Her friends Susan Strasberg and Amy Greene appear in this film. Others speak from file footage, including husband Arthur Miller, acting coach Lee Strasberg and her first Hollywood agent. For the rest, especially Marilyn herself (and biographer Norman Mailer, friends Elia Kazan and Truman Capote and frustrated director Billy Wilder), an all-star cast of readers bring their words to life.
The readers include four Oscar winners and six Oscar nominees. The most effective are Marisa Tomei reading Marilyn’s earnest efforts at educational self-improvement and Lili Taylor reading Marilyn’s struggles with a recipe she trying to put on the table for traditional hubby Joe DiMaggio.
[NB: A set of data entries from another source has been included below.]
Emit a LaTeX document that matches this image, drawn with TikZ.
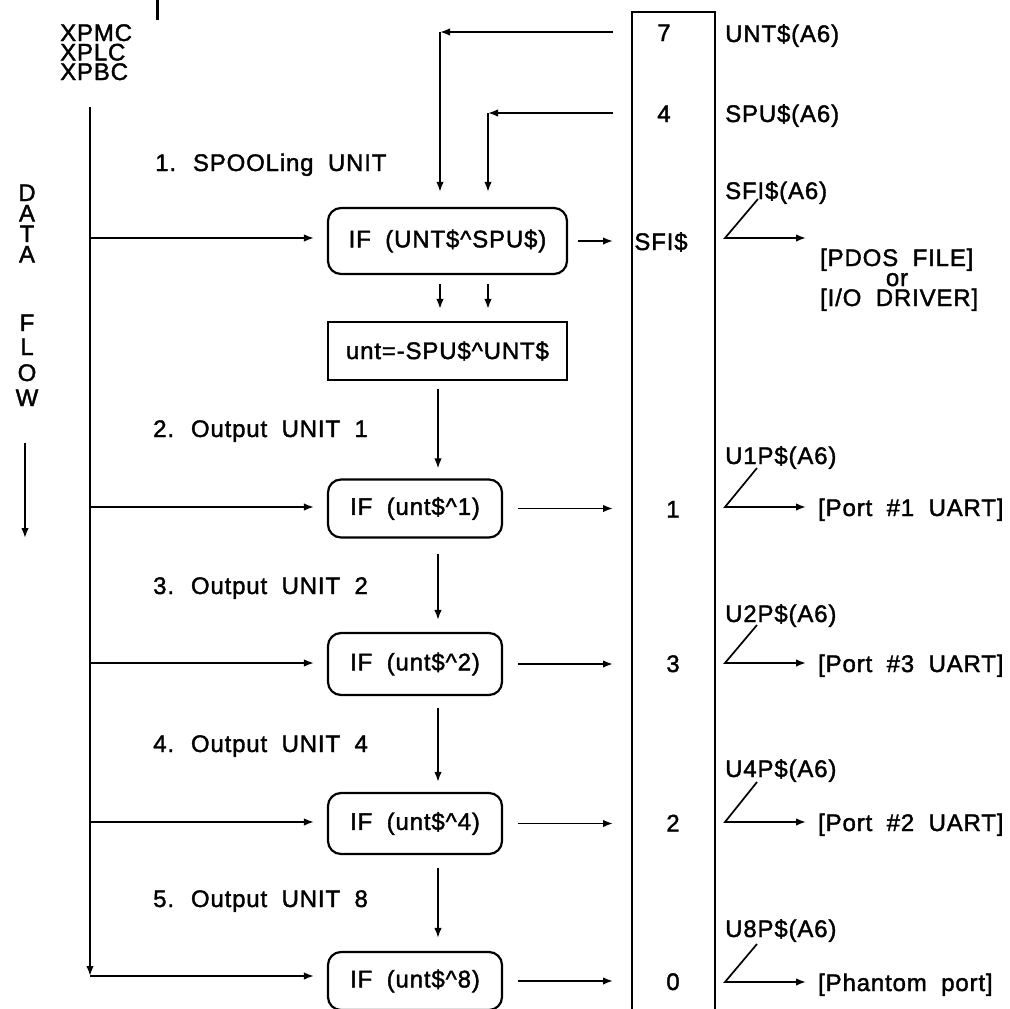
\documentclass[tikz,border=0pt]{standalone}
\usepackage{fontspec}
\setmainfont[LetterSpace=3.5,FakeBold=1.6]{Liberation Sans}
\usetikzlibrary{arrows.meta}
\newcommand\diagfont{\fontsize{24}{29}\selectfont\spaceskip=0.6em plus 0.05em\relax}
\begin{document}
\begin{tikzpicture}[x=1pt,y=-1pt,
  every node/.style={font=\diagfont, inner sep=0pt},
  lbl/.style={anchor=base west},
  ctr/.style={anchor=base},
  rbox/.style={draw, line width=2.2pt, rounded corners=13pt, minimum width=174pt, minimum height=58pt},
  sbox/.style={draw, line width=2.2pt, minimum width=239pt, minimum height=58pt},
  flow/.style={line width=1.7pt, -{Latex[length=10pt,width=7.5pt]}},
  colline/.style={line width=2.6pt}]
\useasboundingbox (0,0) rectangle (1010,1009);

% stray mark at top
\draw[line width=3pt] (157,0) -- (157,20);

% left texts
\node[lbl] (xpmc) at (60,41) {XPMC};
\node[lbl] (xplc) at (60,60.5) {XPLC};
\node[lbl] (xpbc) at (60,80) {XPBC};
\node[lbl] (t1) at (155,171) {1. SPOOLing UNIT};
\node[lbl] (t2) at (153,437) {2. Output UNIT 1};
\node[lbl] (t3) at (153,594) {3. Output UNIT 2};
\node[lbl] (t4) at (153,752) {4. Output UNIT 4};
\node[lbl] (t5) at (153,907) {5. Output UNIT 8};

% DATA FLOW
\node[ctr] (dD) at (27,201) {D};
\node[ctr] (dA) at (27,221.5) {A};
\node[ctr] (dT) at (27,242) {T};
\node[ctr] (dA2) at (27,262.5) {A};
\node[ctr] (fF) at (27,331) {F};
\node[ctr] (fL) at (27,355) {L};
\node[ctr] (fO) at (27,381) {O};
\node[ctr] (fW) at (27,406) {W};
\coordinate (fa) at (25,443);
\coordinate (fb) at (25,538);
\draw[flow] (fa) -- (fb);

% boxes
\node[rbox, minimum width=239pt, minimum height=66pt] (b1) at (447.5,241) {IF (UNT\$\textasciicircum SPU\$)};
\node[sbox] (b2) at (447.5,351) {unt=-SPU\$\textasciicircum UNT\$};
\node[rbox] (b3) at (415,508.5) {IF (unt\$\textasciicircum 1)};
\node[rbox, minimum height=62pt] (b4) at (415,664) {IF (unt\$\textasciicircum 2)};
\node[rbox, minimum height=61pt] (b5) at (415,823.5) {IF (unt\$\textasciicircum 4)};
\node[rbox] (b6) at (415,981) {IF (unt\$\textasciicircum 8)};

% left bus
\coordinate (bus0) at (90,107);
\coordinate (bus1) at (90,238);
\coordinate (bus3) at (90,507);
\coordinate (bus4) at (90,663);
\coordinate (bus5) at (90,822);
\coordinate (busE) at (90,976);
\draw[flow] (bus0) -- (busE);
\draw[flow, shorten >=13pt] (bus1) -- (bus1 -| b1.west);
\draw[flow, shorten >=13pt] (bus3) -- (bus3 -| b3.west);
\draw[flow, shorten >=13pt] (bus4) -- (bus4 -| b4.west);
\draw[flow, shorten >=13pt] (bus5) -- (bus5 -| b5.west);
\draw[flow, shorten >=13pt] (busE) -- (busE -| b6.west);

% column
\draw[colline] (632,1015) -- (632,12) -- (715,12) -- (715,1015);
\node[ctr] (n7) at (664,41) {7};
\node[ctr] (n4) at (664,122) {4};
\node[ctr] (nsfi) at (661,250) {SFI\$};
\node[ctr] (n1) at (673,517.5) {1};
\node[ctr] (n3) at (673,672) {3};
\node[ctr] (n2) at (673,831.5) {2};
\node[ctr] (n0) at (673,990) {0};

% top feed arrows
\coordinate (s7) at (613,32);
\coordinate (k7) at (440,32);
\coordinate (s4) at (613,113);
\coordinate (k4) at (488,113);
\draw[flow] (s7) -- (k7);
\draw[flow, shorten >=15pt] (k7) -- (k7 |- b1.north);
\draw[flow] (s4) -- (k4);
\draw[flow, shorten >=15pt] (k4) -- (k4 |- b1.north);

% b1 -> b2
\draw[flow, shorten <=9pt, shorten >=12pt] (k7 |- b1.south) -- (k7 |- b2.north);
\draw[flow, shorten <=9pt, shorten >=12pt] (k4 |- b1.south) -- (k4 |- b2.north);

% vertical chain
\coordinate (vx) at (438,0);
\draw[flow, shorten <=8pt, shorten >=10pt] (vx |- b2.south) -- (vx |- b3.north);
\draw[flow, shorten <=15pt, shorten >=12pt] (vx |- b3.south) -- (vx |- b4.north);
\draw[flow, shorten <=12pt, shorten >=10pt] (vx |- b4.south) -- (vx |- b5.north);
\draw[flow, shorten <=13pt, shorten >=13pt] (vx |- b5.south) -- (vx |- b6.north);

% to column
\coordinate (e1) at (613,241);
\coordinate (e3) at (613,508.5);
\coordinate (e4) at (613,664);
\coordinate (e5) at (613,823.5);
\coordinate (e6) at (613,981);
\draw[flow, shorten <=10pt] (b1.east) -- (e1);
\draw[flow, shorten <=15pt] (b3.east) -- (e3);
\draw[flow, shorten <=15pt] (b4.east) -- (e4);
\draw[flow, shorten <=15pt] (b5.east) -- (e5);
\draw[flow, shorten <=15pt] (b6.east) -- (e6);

% right labels
\node[lbl] (lunt) at (725,42) {UNT\$(A6)};
\node[lbl] (lspu) at (725,122) {SPU\$(A6)};
\node[lbl] (lsfi) at (725,199) {SFI\$(A6)};
\node[lbl] (lu1) at (725,464) {U1P\$(A6)};
\node[lbl] (lu2) at (725,622) {U2P\$(A6)};
\node[lbl] (lu4) at (725,777) {U4P\$(A6)};
\node[lbl] (lu8) at (725,937) {U8P\$(A6)};

% destinations
\node[lbl] (pdos) at (820,266) {[PDOS FILE]};
\node[ctr] (orw) at (897,286) {or};
\node[lbl] (iod) at (820,306) {[I/O DRIVER]};
\node[lbl] (p1) at (818,516) {[Port \#1 UART]};
\node[lbl] (p3) at (818,672) {[Port \#3 UART]};
\node[lbl] (p2) at (818,831) {[Port \#2 UART]};
\node[lbl] (pp) at (818,991) {[Phantom port]};

% angle arrows
\coordinate (a0) at (758,199); \coordinate (a0b) at (725,238); \coordinate (a0c) at (806,238);
\coordinate (a1) at (757,468); \coordinate (a1b) at (725,507); \coordinate (a1c) at (806,507);
\coordinate (a2) at (757,625); \coordinate (a2b) at (725,663); \coordinate (a2c) at (806,663);
\coordinate (a3) at (757,782); \coordinate (a3b) at (725,822); \coordinate (a3c) at (806,822);
\coordinate (a4) at (757,944); \coordinate (a4b) at (725,982); \coordinate (a4c) at (806,982);
\draw[flow] (a0) -- (a0b) -- (a0c);
\draw[flow] (a1) -- (a1b) -- (a1c);
\draw[flow] (a2) -- (a2b) -- (a2c);
\draw[flow] (a3) -- (a3b) -- (a3c);
\draw[flow] (a4) -- (a4b) -- (a4c);
\end{tikzpicture}
\end{document}
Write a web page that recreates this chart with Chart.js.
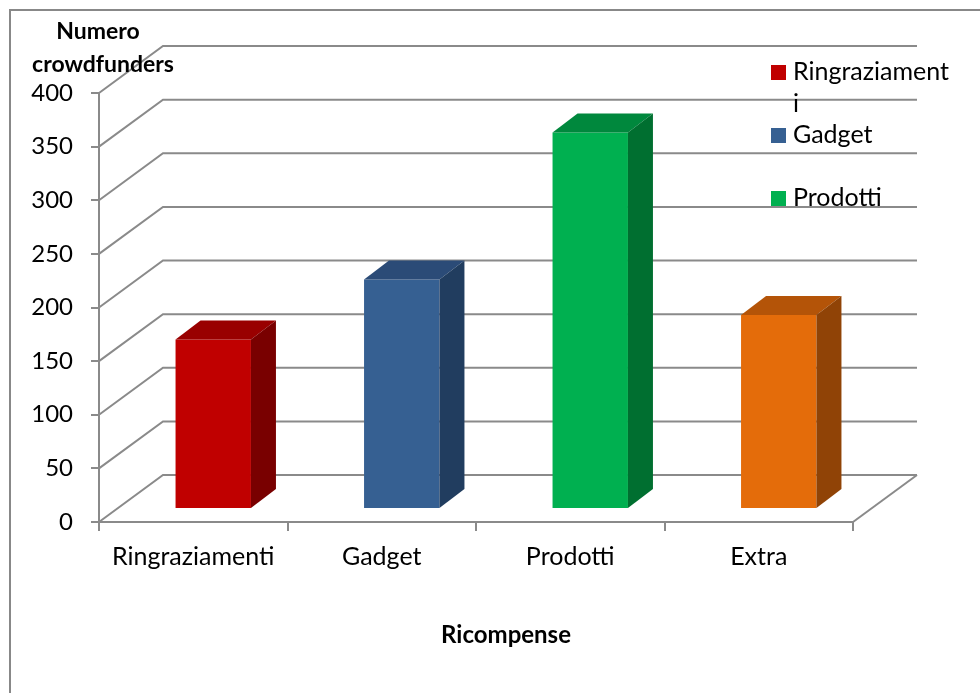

Everybody else (especially Evan Rachel Wood and Viola Davis) is really good, too, except for Ben Foster, who is mannered and overtheatrical when reading Mailer’s words.
There are some rel nuggets here. We see the book on human body movement that Marilyn used to create her signature jiggling walk. We hear Kazan’s description of how Arthur Miller made a good first impression by refusing to let Marilyn take a cab to a party. We understand how she flipped potential career-killing nude photo scandal into a huge publicity boost and better film roles. We even hear Amy Greene relate Marilyn’s assessment of DiMaggio’s most intimate skill.
Entertaining and sometimes moving, Love, Marilyn is a worthwhile contribution to our understanding of Marilyn, the person, the actress and the phenomenon.